WHAT IS BEING ASKED: Quote from the first line below through the line that contains "import numpy as np", both included, and leave the pictures out.

>> START

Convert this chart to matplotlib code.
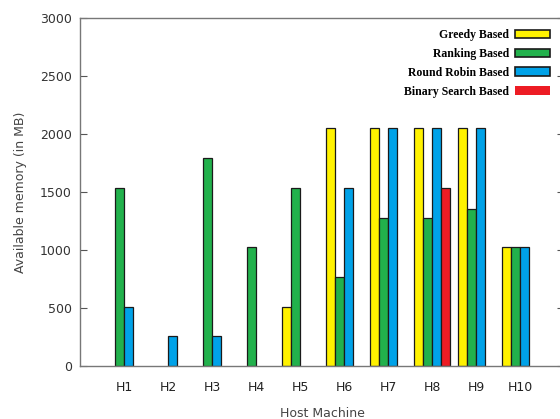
import matplotlib
matplotlib.use("Agg")
import matplotlib.pyplot as plt
import numpy as np

hosts = ["H1", "H2", "H3", "H4", "H5", "H6", "H7", "H8", "H9", "H10"]
greedy = [0, 0, 0, 0, 512, 2048, 2048, 2048, 2048, 1024]
ranking = [1536, 0, 1792, 1024, 1536, 768, 1280, 1280, 1350, 1024]
round_robin = [512, 256, 256, 0, 0, 1536, 2048, 2048, 2048, 1024]
binary_search = [0, 0, 0, 0, 0, 0, 0, 1536, 0, 0]

series = [
    ("Greedy Based", greedy, "#FFF200"),
    ("Ranking Based", ranking, "#22B14C"),
    ("Round Robin Based", round_robin, "#00A2E8"),
    ("Binary Search Based", binary_search, "#ED1C24"),
]

fig = plt.figure(figsize=(5.6, 4.19), dpi=100)
ax = fig.add_axes([80 / 560, 1 - 366 / 419, 484 / 560, 348 / 419])

x = np.arange(1, len(hosts) + 1)
w = 0.205
handles = []
for i, (name, vals, col) in enumerate(series):
    vals = np.asarray(vals, dtype=float)
    keep = vals > 0  # hosts with no memory left get no bar at all
    ax.bar(x[keep] + (i - 1.5) * w, vals[keep], width=w, color=col,
           edgecolor="#1a1a1a", linewidth=0.9)
    edge = "none" if name.startswith("Binary") else "#1a1a1a"
    handles.append(plt.Rectangle((0, 0), 1, 1, facecolor=col,
                                 edgecolor=edge, linewidth=1.2, label=name))

ax.set_xlim(0, 11)
ax.set_ylim(0, 3000)
ax.set_xticks(x)
ax.set_xticklabels(hosts, fontsize=9, color="#222222")
ax.set_yticks(np.arange(0, 3001, 500))
ax.tick_params(axis="y", direction="in", right=True, length=5,
               color="#555555", labelsize=9, labelcolor="#333333", pad=6)
ax.tick_params(axis="x", length=0, pad=11)
for s in ax.spines.values():
    s.set_color("#777777")
    s.set_linewidth(1.0)

ax.set_ylabel("Available memory (in MB)", fontsize=9, color="#444444", labelpad=9)
ax.set_xlabel("Host Machine", fontsize=9, color="#444444", labelpad=9)

ax.legend(handles=handles, loc="upper right",
          bbox_to_anchor=((550 - 80) / 484, (366 - 29) / 348),
          frameon=False, markerfirst=False, handlelength=3.0,
          handleheight=0.7, labelspacing=0.58, handletextpad=0.45,
          borderpad=0, borderaxespad=0,
          prop={"family": "Liberation Serif", "weight": "bold", "size": 8.5})

fig.savefig("out.png", dpi=100)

>> END

OUTPUT OF THE TASK:
Convert this chart to matplotlib code.
import matplotlib
matplotlib.use("Agg")
import matplotlib.pyplot as plt
import numpy as np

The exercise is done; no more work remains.